Private Equity International’s Operating Partners Forum: Europe 2019 kicked off on Tuesday, with a focus on portfolio operational assessment and value creation. Men and women from the operational coalface discussed how to deliver value-creation strategies, create top-line growth and drive EBITDA improvement.

1. LPs want to see operating partners on the team, says operating partner

“LPs love to see the sharing of best practice across portfolio companies and the operating partners can be drivers of that,” said Conor Boden, head of portfolio board development at Advent International. LPs are increasingly focused on the operating partner’s role, but their  inclusion comes at a cost that has to be justified. Christian Unger, partner at Partners Group, said he or she needs to be able to create EBITDA or otherwise generate momentum beyond what would be there.

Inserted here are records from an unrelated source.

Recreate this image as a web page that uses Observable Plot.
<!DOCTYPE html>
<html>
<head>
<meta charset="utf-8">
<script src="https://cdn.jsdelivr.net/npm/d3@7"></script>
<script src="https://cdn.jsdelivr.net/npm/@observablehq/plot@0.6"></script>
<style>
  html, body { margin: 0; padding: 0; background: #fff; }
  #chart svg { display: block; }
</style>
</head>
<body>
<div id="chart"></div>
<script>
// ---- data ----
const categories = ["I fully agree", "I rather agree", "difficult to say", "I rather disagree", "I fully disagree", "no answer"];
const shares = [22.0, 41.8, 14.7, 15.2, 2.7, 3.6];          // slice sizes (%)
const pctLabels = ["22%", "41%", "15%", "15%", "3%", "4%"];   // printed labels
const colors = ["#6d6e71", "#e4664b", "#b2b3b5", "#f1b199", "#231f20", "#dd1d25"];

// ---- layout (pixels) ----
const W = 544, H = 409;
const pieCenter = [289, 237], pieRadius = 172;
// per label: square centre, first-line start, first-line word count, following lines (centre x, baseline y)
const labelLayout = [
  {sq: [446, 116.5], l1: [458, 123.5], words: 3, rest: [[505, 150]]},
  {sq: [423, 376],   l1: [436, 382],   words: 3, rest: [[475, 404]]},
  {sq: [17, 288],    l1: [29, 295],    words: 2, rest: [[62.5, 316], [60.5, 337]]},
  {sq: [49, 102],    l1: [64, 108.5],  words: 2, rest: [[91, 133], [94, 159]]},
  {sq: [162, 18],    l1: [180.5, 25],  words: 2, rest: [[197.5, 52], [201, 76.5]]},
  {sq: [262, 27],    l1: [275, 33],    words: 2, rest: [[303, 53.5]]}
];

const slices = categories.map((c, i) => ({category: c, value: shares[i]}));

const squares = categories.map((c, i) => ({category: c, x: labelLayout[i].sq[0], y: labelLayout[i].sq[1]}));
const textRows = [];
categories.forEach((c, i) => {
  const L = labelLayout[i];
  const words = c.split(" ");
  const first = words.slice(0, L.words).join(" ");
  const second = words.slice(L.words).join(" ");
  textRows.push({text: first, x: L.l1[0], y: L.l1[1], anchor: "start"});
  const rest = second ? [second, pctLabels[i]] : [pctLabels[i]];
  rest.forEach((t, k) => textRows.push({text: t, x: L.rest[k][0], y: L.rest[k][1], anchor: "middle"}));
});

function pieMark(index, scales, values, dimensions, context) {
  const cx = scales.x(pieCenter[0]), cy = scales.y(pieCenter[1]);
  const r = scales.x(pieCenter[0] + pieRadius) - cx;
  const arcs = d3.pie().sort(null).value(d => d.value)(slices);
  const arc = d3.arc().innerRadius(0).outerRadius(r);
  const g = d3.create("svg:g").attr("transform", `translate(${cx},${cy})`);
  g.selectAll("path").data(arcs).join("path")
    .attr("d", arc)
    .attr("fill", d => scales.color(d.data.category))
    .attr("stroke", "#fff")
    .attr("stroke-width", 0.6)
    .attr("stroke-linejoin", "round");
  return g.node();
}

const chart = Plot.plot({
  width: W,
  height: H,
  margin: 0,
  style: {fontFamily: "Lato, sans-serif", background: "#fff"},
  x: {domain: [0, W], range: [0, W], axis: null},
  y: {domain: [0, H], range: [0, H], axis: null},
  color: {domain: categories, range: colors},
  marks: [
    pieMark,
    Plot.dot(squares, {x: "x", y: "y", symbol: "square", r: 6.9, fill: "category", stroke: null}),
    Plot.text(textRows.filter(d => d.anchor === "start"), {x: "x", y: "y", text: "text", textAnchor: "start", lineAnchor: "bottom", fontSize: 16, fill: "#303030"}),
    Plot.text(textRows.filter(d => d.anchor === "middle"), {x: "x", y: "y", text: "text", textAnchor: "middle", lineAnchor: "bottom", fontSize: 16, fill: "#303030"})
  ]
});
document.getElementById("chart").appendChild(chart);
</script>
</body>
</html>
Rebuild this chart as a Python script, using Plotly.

2. Year-one growth matters

“Grow early, exit well,” implored Jim Corey, managing partner at Blue Ridge Partners. He noted that the correlation between year-one growth and good exits has been clearly demonstrated. If a manager waits three or four years before starting to pull levers for value creation, that is three or four years wasted and it is going to be tough to fundamentally reform the business. Gregg Meheriuk, senior vice-president at 24 Hour Fitness, agreed that it is impossible to start planning too early.

3. Pricing is overlooked

A greater focus on pricing would be broadly welcomed. Mark Billige, managing partner at Simon-Kucher & Partners, shared his firm surveyed operating partners on value-creation strategies and found pricing is frequently overlooked.

He said: “Private equity operating partners told us that they are all interested in volume growth and taking cost out. Of the three, the largely under-focused one is pricing. When we asked where the most ROI is, interestingly there is much bigger bang for your buck on pricing.”

4. Everything that can be automated will be automated

Automation is gaining traction and the future of the workplace is one where humans and bots work side by side, predicted Anubhav Saxena, executive vice-president at Automation Anywhere. “We have clients who will talk about Melissa or talk about Susie, and these are not human employees like you and me, but bots, that do HR work. With these HR bots you do not miss payroll or miss bonuses; everything is paid on time, they are available 24/7 and you get a chance to say what you want to them,” said Saxena.

There were a million digital workers deployed in 2018 but Saxena noted we are on course for 3 million or more digital assistants and colleagues in 2020.

5. The CIO role has evolved into a business role

“As a company is developing, the CIO should be at the table with the other business leaders, understanding the business and where it is headed, so that they can think about what the underlying technologies are that are required for the company to move forward,” said Georgette Kiser, operating executive at The Carlyle Group.

Kiser noted that when it comes to digital transformation, “process trumps technology all day long”. That means it is vital to understand the end-to-end processes and what makes that individual company make its money: what drives it, what customers are looking for and what employees want.